Professor Arrow explained that the patent system helps to solve this paradox. If you have a patented technology, you can disclose it to see if a buyer is interested. If the disclosure peaks the buyer’s interest then he or she will have to pay to use it. As long as the patent cannot easily be worked around, this legal protection precludes others from pursuing your idea without paying for it.
Companies are getting much better at avoiding Arrow’s Paradox than they use to be. While markets for technology remain a very tiny share of all economic activity – the World International Patent Organization (WIPO) reports that they totaled approximately 1/3 of 1 percent of world GDP in 2009 – they are growing very rapidly. The WIPO found that when measured in constant (2009) dollars, the total spent on royalties on licensing was $15.5 billion in 1970, $44.3 billion in 1990 and $180 billion in 2009.
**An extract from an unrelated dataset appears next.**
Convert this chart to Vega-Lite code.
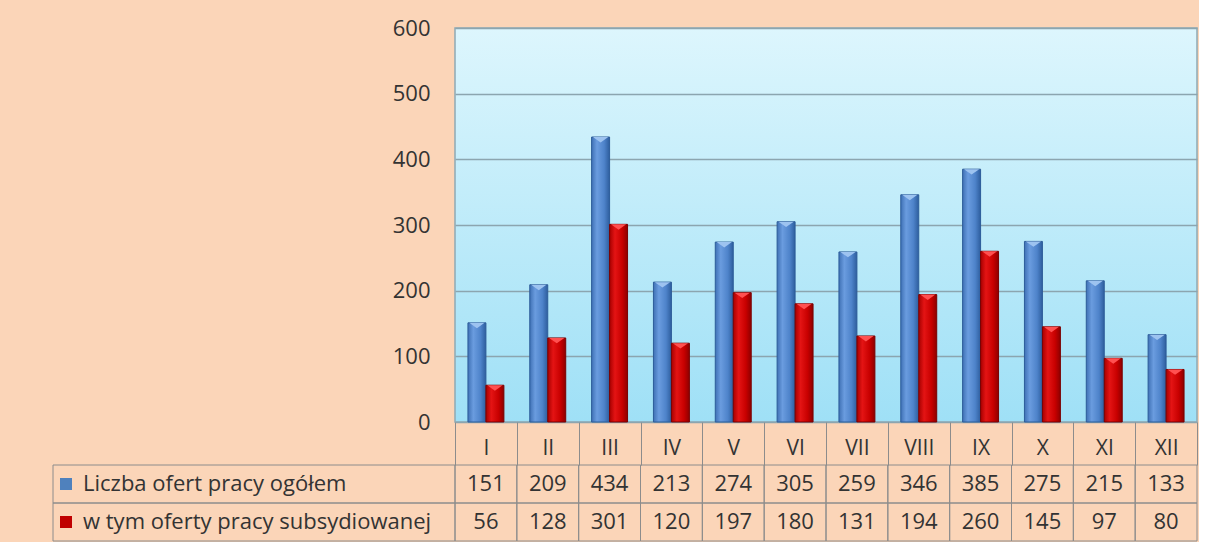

Alongside the rise in the magnitude of markets for technology, a variety of organizations that help match buyers and sellers have emerged, including IP clearing houses, technology licensing offices at universities and government agencies, IP brokerages, and auction houses, WIPO reports. Moreover, big, established companies have become more active at soliciting technologies developed by independent entrepreneurs and academic institutions. And more companies are forming to make money solely from the development and sale of intellectual property, letting others use their IP to make and sell products.
In short, in high tech, more businesses are selling ideas as companies are using the patent system to get around Arrow’s paradox.